→ Given exercise: Check each line of the entries below for the string "full"; copy every line where it appears.

→ Input for this task:
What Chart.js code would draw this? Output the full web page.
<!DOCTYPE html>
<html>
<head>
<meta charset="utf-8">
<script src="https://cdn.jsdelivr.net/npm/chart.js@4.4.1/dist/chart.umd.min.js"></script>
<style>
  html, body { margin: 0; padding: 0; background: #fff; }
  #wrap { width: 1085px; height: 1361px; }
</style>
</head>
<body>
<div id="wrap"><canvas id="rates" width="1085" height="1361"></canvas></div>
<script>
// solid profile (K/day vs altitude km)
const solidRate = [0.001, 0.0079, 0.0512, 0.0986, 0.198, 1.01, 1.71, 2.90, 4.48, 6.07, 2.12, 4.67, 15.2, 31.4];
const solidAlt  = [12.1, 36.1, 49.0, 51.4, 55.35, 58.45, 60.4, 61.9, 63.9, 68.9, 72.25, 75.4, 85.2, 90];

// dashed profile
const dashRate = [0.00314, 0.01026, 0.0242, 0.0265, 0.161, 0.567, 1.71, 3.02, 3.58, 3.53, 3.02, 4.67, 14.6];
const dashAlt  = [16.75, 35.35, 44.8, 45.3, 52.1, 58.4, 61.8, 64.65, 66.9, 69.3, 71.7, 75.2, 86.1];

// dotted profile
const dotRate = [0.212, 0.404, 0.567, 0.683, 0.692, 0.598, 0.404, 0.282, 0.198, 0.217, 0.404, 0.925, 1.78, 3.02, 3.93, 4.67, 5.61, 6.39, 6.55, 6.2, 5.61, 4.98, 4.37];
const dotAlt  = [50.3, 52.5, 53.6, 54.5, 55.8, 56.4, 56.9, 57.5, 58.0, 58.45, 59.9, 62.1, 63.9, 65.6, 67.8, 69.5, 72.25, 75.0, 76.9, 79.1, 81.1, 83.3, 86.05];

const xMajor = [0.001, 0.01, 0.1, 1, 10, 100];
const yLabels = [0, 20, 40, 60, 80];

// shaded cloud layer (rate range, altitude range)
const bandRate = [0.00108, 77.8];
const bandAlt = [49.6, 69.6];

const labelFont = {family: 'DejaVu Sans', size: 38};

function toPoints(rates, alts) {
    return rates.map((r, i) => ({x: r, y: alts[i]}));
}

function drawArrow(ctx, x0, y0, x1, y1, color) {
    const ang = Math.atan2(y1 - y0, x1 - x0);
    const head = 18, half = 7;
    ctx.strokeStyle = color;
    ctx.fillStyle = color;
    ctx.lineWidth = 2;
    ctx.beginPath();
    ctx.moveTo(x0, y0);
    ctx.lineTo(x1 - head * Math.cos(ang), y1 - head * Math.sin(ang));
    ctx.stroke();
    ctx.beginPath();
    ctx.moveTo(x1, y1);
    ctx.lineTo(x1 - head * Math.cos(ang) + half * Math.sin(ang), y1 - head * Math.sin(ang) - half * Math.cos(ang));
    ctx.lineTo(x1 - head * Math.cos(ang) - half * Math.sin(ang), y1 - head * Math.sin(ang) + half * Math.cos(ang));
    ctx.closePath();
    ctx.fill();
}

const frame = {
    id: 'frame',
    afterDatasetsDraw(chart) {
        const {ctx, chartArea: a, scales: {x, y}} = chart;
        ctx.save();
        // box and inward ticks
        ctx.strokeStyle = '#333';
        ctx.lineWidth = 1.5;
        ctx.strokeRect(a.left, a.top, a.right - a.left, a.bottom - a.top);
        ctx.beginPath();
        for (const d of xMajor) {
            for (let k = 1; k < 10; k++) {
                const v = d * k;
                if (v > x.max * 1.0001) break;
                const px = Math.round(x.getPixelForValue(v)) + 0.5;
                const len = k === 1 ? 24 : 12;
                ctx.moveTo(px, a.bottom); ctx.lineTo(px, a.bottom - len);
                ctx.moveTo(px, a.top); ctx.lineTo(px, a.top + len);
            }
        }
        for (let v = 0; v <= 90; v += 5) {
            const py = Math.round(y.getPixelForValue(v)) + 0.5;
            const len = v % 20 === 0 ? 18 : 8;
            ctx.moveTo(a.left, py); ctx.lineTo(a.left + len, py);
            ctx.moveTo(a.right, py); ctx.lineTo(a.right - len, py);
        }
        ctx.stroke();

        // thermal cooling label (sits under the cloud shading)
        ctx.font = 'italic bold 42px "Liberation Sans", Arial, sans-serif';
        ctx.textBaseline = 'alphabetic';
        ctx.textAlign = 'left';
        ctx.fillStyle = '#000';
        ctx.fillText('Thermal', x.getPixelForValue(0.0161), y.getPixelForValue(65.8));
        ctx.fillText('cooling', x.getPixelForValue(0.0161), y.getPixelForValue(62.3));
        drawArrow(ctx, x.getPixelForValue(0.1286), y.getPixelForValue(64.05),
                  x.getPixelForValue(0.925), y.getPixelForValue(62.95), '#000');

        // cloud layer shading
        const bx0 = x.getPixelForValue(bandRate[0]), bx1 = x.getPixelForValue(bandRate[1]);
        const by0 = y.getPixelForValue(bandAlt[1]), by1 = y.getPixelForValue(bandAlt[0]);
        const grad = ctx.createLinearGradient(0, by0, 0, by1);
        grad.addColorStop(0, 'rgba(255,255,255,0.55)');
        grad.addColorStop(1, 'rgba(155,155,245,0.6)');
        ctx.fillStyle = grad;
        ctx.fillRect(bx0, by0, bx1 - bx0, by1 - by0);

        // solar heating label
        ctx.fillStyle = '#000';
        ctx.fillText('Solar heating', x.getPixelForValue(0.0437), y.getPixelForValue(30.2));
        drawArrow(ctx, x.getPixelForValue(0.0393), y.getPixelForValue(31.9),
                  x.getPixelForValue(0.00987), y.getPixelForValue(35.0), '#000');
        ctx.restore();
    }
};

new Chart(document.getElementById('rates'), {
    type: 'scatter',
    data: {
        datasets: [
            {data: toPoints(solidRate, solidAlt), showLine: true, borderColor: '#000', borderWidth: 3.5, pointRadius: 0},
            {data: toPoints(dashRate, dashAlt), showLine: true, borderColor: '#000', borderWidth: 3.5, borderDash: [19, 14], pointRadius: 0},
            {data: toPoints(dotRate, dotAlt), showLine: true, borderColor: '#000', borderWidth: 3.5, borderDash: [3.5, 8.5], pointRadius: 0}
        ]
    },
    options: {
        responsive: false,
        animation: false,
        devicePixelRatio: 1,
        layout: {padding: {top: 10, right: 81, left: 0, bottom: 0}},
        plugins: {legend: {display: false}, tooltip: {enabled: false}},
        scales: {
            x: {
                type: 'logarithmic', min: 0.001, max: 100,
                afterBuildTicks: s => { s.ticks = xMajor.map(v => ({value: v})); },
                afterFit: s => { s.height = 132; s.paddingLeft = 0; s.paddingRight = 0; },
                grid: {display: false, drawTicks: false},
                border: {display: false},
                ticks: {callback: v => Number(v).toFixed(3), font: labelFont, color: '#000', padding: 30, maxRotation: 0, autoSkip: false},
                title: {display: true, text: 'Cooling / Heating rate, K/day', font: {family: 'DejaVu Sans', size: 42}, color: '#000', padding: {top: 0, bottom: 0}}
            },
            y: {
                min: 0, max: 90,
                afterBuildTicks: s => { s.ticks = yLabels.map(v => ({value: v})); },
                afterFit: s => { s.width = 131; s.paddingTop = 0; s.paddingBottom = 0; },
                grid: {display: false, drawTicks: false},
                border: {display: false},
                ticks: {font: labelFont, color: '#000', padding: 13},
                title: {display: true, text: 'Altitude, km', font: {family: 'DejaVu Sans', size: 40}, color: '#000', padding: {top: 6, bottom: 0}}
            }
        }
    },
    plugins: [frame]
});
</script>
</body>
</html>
* * *
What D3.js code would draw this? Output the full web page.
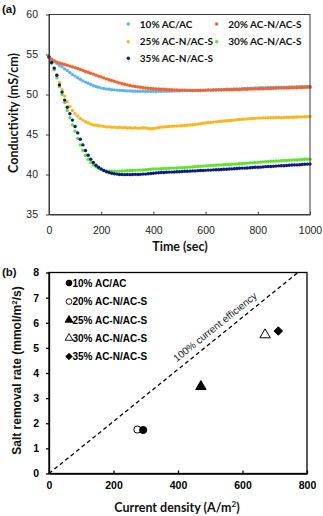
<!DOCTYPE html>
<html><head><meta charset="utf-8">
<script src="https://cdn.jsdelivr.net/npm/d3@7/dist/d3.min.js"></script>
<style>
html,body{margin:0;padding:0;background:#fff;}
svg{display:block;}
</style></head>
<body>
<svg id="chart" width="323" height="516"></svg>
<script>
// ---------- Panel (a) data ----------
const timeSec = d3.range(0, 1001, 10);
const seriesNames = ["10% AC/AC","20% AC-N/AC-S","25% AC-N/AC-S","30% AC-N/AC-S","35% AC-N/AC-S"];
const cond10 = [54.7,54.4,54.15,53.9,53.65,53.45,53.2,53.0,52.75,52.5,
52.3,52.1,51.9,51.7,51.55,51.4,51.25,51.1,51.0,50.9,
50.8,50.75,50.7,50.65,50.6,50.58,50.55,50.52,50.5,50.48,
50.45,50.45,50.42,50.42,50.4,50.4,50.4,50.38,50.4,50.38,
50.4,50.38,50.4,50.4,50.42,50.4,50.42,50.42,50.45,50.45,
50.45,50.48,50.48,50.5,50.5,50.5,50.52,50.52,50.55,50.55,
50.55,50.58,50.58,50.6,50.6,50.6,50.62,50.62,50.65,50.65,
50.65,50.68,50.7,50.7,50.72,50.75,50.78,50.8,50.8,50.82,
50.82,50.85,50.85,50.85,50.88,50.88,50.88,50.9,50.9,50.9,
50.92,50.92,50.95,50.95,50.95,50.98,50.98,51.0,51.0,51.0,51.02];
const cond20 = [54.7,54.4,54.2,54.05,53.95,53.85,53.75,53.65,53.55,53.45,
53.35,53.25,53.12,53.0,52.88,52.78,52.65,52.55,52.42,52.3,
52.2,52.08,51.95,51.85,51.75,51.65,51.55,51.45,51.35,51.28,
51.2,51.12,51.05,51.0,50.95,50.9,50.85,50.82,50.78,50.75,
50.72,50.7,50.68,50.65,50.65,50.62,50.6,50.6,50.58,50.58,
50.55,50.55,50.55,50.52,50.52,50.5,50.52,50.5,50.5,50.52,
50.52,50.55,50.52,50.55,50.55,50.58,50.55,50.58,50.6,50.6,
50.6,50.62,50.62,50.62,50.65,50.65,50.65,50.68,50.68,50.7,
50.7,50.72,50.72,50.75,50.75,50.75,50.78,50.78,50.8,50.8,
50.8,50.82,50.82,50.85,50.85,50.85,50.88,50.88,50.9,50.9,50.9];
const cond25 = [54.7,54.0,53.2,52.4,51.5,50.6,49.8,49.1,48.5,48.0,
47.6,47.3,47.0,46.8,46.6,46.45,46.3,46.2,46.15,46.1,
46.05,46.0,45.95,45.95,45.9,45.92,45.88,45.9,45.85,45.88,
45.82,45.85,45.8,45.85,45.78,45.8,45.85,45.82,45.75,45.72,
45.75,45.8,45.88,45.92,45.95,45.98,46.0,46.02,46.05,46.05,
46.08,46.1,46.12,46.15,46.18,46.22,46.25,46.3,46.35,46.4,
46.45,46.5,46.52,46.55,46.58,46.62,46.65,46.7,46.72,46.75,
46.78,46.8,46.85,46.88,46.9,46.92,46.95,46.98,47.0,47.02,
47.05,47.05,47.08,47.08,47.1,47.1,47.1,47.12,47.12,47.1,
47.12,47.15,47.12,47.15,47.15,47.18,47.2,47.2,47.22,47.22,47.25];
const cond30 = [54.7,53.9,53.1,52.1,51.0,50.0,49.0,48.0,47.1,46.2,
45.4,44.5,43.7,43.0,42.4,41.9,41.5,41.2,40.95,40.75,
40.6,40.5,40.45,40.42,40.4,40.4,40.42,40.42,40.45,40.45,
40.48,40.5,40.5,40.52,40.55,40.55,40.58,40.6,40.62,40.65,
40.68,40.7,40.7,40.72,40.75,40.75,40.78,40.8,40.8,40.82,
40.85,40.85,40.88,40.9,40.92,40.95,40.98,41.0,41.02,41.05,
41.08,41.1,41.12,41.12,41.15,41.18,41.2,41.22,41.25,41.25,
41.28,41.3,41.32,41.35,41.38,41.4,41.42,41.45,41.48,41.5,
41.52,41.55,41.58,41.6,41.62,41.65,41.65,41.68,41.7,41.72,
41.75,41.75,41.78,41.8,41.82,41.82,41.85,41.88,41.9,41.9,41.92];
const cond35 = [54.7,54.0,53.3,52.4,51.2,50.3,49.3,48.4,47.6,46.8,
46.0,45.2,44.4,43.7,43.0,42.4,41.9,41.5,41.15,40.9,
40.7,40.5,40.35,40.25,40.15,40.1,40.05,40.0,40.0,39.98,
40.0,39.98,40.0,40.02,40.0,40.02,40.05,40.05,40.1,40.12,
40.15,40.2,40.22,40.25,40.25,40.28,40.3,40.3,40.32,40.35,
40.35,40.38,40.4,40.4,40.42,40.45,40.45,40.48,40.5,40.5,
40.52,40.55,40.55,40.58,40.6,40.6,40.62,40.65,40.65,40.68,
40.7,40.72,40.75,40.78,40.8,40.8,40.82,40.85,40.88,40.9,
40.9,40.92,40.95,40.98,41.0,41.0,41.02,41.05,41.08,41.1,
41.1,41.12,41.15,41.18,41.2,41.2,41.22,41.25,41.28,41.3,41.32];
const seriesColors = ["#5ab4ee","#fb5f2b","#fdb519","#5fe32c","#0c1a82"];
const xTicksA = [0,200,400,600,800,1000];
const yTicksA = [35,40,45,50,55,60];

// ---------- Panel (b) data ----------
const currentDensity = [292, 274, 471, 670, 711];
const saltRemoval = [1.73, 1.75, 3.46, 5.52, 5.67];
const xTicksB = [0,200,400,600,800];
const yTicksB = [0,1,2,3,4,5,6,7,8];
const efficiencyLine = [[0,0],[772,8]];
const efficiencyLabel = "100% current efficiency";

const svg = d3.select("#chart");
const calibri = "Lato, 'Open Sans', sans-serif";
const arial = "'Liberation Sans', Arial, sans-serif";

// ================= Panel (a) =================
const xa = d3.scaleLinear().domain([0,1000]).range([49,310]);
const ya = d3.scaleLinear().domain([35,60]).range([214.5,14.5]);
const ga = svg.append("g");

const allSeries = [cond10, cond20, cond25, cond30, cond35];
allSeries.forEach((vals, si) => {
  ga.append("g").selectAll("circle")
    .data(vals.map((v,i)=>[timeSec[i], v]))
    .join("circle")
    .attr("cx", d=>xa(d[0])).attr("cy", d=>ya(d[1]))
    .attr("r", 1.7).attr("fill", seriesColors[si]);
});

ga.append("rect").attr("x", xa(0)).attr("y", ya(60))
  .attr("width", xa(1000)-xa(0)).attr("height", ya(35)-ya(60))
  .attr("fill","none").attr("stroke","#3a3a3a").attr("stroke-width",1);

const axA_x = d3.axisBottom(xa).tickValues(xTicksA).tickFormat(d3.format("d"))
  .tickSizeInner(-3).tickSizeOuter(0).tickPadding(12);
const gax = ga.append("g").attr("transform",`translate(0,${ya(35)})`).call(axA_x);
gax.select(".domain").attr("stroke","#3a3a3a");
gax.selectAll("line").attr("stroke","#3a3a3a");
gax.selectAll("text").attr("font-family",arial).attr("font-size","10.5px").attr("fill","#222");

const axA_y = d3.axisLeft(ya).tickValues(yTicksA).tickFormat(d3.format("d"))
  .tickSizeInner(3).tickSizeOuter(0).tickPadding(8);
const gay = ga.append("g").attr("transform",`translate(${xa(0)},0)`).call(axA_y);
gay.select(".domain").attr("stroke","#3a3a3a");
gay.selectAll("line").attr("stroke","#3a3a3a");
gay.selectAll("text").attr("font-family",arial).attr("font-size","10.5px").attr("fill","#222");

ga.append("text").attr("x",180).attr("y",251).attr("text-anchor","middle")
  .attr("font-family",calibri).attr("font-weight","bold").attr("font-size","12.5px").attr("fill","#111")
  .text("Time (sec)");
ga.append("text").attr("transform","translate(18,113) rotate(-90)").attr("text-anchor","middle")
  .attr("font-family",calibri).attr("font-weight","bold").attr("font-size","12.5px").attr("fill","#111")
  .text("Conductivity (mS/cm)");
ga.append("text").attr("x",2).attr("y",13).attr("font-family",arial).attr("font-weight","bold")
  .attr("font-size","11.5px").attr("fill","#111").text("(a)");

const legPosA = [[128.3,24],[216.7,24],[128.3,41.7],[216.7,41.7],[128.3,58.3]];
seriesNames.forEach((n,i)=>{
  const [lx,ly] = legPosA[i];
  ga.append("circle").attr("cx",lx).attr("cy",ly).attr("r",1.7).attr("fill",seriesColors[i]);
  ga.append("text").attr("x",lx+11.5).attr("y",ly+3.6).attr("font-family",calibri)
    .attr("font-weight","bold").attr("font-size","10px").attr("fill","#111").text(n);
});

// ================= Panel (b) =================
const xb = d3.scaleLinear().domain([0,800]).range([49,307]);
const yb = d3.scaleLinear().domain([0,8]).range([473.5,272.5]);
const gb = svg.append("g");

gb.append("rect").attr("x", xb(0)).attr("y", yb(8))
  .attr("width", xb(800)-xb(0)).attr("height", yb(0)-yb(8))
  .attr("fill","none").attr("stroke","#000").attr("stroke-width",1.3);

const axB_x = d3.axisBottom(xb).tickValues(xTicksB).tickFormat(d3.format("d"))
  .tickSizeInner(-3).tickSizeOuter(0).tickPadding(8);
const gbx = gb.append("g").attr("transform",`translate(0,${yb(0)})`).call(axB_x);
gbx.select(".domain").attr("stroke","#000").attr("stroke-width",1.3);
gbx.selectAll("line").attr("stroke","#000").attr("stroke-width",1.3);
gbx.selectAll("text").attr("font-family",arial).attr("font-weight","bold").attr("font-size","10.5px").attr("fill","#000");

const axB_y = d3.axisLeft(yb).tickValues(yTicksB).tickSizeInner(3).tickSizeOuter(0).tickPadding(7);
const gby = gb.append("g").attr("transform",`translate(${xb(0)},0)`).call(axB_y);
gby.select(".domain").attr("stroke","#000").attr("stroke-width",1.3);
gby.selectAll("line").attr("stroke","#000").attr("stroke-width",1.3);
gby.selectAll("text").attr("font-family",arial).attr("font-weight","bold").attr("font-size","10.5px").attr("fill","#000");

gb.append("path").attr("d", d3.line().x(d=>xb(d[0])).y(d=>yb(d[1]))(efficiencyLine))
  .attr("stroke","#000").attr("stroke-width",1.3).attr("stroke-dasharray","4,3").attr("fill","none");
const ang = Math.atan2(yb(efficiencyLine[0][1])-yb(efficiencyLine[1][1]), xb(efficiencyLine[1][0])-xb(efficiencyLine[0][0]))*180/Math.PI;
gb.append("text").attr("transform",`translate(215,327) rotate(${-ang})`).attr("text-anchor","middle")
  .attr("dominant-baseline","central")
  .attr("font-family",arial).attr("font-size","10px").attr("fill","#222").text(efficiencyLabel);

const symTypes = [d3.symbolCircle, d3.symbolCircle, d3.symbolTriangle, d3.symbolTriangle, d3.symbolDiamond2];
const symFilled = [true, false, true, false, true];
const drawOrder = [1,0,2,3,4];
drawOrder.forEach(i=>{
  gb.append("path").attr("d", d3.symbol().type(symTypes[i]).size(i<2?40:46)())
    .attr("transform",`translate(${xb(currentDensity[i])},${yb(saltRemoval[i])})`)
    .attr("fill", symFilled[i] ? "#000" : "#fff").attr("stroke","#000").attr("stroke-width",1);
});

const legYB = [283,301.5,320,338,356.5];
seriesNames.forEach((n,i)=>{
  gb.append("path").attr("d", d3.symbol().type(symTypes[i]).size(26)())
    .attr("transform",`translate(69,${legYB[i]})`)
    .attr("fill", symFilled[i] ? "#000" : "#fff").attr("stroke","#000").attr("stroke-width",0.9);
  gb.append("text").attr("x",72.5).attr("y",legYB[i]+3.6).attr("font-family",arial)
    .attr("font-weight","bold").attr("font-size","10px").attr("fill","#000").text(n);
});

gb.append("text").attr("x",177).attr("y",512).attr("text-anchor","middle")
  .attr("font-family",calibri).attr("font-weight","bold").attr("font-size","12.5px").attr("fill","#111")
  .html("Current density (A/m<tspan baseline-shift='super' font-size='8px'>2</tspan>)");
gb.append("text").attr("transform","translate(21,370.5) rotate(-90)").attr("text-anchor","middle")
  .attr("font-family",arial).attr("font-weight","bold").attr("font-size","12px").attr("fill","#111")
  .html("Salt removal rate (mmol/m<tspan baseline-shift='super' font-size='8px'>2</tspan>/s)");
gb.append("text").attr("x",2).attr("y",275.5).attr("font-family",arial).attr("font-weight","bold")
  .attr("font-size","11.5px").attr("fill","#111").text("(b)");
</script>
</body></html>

→ Task answer:
What Chart.js code would draw this? Output the full web page.
What D3.js code would draw this? Output the full web page.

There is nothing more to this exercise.